One lit of $S{O}_3$ was placed in a two litre vessels of a certain temperature. The following equilibrium was established in the vessel $2{\mathrm{SO}}_{3\left(\mathrm{g}\right)}\rightleftharpoons 2{\mathrm{SO}}_{2\left(\mathrm{g}\right)}+{\mathrm{O}}_{2\left(\mathrm{g}\right)}$ the equilibrium mixture reacted with 0.2 mole ${\mathrm{KMnO}}_4$ in acidic medium. $K_c$ value is ______.

It is given to calculate the value of $K_C$.

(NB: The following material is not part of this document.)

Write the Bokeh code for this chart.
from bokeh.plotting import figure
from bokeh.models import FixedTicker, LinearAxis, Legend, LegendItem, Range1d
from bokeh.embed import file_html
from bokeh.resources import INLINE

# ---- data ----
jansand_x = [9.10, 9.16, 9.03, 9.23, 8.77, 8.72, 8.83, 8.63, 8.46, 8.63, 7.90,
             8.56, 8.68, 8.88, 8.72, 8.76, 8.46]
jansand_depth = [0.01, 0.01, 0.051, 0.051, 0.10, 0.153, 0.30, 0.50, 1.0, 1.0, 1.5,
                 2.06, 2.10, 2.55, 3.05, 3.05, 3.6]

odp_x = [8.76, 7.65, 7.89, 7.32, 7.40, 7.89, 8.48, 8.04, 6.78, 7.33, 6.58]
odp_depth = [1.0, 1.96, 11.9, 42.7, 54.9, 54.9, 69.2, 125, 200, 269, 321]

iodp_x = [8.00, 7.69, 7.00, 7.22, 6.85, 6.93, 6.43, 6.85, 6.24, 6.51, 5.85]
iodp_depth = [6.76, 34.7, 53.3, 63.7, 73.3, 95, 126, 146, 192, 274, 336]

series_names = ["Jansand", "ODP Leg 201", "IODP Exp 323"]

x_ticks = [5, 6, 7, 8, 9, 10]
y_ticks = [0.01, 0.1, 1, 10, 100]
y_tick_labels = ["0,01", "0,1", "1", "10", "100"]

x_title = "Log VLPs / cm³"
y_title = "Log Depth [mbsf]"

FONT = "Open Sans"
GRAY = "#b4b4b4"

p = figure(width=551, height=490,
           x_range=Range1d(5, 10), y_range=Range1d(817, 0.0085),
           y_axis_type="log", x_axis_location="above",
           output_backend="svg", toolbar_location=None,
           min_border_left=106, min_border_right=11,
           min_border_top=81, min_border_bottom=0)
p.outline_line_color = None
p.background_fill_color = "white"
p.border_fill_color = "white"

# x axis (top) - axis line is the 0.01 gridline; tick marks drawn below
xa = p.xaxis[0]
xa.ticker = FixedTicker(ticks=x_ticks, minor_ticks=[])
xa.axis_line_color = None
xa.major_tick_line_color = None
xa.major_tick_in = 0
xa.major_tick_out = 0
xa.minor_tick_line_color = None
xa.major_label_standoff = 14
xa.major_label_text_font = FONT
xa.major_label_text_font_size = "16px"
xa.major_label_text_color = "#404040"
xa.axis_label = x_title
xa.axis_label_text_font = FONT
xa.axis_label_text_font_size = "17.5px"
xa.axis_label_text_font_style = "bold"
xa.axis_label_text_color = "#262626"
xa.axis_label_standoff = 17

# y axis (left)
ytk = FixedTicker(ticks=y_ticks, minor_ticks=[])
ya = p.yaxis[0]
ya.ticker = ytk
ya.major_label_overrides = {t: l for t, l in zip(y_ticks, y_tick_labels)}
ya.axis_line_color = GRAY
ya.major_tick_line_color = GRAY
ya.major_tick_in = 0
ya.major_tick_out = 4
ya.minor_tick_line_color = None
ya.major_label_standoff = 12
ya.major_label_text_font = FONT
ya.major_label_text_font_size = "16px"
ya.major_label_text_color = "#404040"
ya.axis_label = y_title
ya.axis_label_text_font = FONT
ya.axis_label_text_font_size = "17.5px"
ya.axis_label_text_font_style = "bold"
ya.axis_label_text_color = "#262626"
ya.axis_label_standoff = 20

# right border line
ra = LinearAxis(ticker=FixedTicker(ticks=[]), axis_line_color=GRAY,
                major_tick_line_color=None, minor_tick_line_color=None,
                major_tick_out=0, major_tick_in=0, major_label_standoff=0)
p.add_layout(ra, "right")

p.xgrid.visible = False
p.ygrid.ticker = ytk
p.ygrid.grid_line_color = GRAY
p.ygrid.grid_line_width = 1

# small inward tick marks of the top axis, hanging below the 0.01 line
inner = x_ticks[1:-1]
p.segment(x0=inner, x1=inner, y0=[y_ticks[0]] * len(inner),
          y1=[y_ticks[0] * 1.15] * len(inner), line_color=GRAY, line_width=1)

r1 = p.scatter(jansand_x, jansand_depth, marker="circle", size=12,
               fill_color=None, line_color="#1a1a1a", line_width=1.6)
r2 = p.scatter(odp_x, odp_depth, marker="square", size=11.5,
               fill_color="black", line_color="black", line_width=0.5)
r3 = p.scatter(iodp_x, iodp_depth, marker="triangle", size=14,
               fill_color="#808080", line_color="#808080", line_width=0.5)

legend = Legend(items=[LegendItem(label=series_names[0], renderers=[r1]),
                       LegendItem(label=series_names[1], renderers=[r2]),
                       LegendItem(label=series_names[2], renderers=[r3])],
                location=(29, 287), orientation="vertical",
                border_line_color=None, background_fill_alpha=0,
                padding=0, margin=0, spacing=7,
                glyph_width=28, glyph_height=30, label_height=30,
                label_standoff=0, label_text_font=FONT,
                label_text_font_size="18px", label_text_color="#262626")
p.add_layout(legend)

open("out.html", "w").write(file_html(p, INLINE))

 $K_{(}C)=\frac{\left[S{O}_2{]}^2\right[O_2]}{[S{O}_3{]}^2}$

 $2S{O}_{3\left(g\right)}\rightleftharpoons 2S{O}_{2\left(g\right)}+O_{2\left(g\right)}$

$KMn{O}_4+S{O}_2\to M{n}^{2+}+S{O}_3$

0.2 moles of $KMn{O}_4$ in acidic medium oxidize 0.5 moles of $S{O}_2$.

So, equivalent of $KMn{O}_4$ = no. of equivalent of $S{O}_2$

$0.2\times 5=2x\times 2$

x = 0.25

$K_{(}C)=\frac{[2\times 0.25{]}^2[0.25]}{[1-2(0.25){]}^2}$

$K_{(}C)$ = 0.125

Hence, the answer is 0.125.